• _SET TASK_
Select each line where the word "with" appears.
>> Start RECORDED INFORMATION
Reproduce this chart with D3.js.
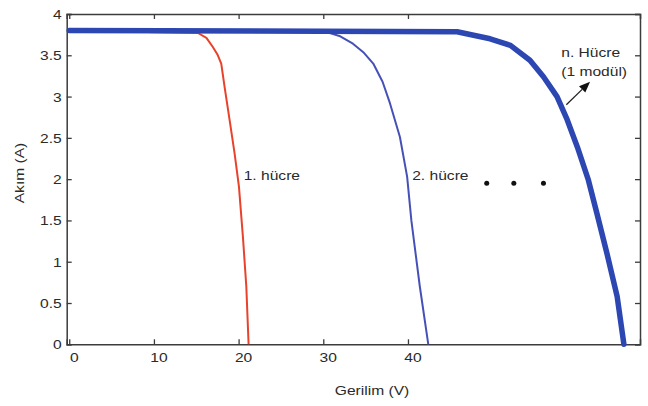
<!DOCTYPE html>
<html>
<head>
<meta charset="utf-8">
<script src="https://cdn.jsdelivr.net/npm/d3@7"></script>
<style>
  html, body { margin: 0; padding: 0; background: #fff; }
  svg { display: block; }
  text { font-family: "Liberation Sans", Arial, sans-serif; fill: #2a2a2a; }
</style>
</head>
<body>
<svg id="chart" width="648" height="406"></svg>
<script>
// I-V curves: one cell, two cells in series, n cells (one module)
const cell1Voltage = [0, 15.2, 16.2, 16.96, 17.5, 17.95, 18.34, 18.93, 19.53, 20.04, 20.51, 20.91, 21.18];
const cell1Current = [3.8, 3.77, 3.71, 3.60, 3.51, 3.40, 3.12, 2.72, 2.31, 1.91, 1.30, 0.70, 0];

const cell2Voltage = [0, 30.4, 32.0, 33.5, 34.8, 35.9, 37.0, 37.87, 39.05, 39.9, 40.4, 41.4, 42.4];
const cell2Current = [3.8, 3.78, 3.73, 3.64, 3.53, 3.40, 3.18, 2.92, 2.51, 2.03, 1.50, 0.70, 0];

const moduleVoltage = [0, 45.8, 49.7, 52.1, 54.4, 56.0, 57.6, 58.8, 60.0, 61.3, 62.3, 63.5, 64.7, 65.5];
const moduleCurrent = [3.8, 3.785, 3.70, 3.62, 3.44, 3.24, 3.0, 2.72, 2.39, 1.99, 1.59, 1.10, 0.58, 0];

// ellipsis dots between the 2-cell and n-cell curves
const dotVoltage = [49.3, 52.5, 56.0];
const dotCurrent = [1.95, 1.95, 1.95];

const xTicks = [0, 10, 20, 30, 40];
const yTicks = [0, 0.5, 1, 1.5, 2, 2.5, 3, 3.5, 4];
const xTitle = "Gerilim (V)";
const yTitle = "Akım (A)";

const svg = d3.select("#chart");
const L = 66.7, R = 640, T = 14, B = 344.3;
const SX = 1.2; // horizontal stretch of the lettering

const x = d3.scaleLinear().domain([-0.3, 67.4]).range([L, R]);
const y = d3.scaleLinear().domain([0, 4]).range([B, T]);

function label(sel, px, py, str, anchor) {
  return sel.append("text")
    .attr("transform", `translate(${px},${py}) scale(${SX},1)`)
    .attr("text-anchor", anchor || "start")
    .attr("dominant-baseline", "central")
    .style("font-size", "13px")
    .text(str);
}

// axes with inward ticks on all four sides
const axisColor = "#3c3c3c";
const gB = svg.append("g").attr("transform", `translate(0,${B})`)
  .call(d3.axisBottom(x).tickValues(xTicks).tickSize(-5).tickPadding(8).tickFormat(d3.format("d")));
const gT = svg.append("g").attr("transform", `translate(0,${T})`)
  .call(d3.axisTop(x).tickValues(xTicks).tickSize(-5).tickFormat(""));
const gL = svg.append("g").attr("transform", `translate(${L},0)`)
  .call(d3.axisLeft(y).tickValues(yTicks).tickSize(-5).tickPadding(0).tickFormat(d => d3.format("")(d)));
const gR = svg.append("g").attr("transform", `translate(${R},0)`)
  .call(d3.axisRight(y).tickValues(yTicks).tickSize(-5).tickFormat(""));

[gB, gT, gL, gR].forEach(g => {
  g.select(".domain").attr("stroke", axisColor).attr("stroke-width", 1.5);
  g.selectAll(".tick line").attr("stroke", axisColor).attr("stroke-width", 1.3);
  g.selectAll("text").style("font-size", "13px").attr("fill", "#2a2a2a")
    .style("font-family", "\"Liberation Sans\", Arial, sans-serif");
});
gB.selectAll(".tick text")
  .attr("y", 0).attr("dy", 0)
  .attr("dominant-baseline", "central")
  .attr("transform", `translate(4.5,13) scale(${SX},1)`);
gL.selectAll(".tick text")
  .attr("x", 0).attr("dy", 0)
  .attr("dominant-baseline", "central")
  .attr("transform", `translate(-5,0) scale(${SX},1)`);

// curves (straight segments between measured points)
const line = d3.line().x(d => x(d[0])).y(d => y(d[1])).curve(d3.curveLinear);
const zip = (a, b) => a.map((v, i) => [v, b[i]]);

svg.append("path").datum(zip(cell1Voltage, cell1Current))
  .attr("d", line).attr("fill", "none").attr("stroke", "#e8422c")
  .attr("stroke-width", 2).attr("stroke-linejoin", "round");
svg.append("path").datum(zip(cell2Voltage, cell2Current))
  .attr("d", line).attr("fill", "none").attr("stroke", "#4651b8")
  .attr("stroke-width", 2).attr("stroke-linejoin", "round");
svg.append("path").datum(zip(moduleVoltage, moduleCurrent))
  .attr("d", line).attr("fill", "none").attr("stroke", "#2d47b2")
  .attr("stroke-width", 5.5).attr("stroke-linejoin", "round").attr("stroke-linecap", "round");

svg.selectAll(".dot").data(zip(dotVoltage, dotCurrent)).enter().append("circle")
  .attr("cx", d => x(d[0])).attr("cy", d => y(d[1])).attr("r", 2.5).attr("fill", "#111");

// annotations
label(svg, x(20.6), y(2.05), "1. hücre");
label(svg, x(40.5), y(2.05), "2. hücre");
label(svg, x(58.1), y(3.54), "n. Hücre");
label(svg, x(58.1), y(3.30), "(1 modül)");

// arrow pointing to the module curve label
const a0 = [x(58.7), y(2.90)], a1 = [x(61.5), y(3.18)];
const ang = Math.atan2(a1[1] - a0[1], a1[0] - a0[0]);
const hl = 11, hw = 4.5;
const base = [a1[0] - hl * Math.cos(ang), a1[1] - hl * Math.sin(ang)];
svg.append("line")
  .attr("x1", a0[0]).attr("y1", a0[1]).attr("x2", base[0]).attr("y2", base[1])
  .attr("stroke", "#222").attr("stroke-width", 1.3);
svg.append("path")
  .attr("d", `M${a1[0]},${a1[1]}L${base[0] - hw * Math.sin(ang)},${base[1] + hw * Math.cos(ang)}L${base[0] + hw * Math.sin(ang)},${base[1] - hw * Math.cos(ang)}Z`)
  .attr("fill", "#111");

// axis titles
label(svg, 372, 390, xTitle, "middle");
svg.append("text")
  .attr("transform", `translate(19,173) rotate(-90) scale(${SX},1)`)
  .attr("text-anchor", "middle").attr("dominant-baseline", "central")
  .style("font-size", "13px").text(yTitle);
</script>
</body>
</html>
>> End RECORDED INFORMATION
• _FULL SOLUTION_
Reproduce this chart with D3.js.
// axes with inward ticks on all four sides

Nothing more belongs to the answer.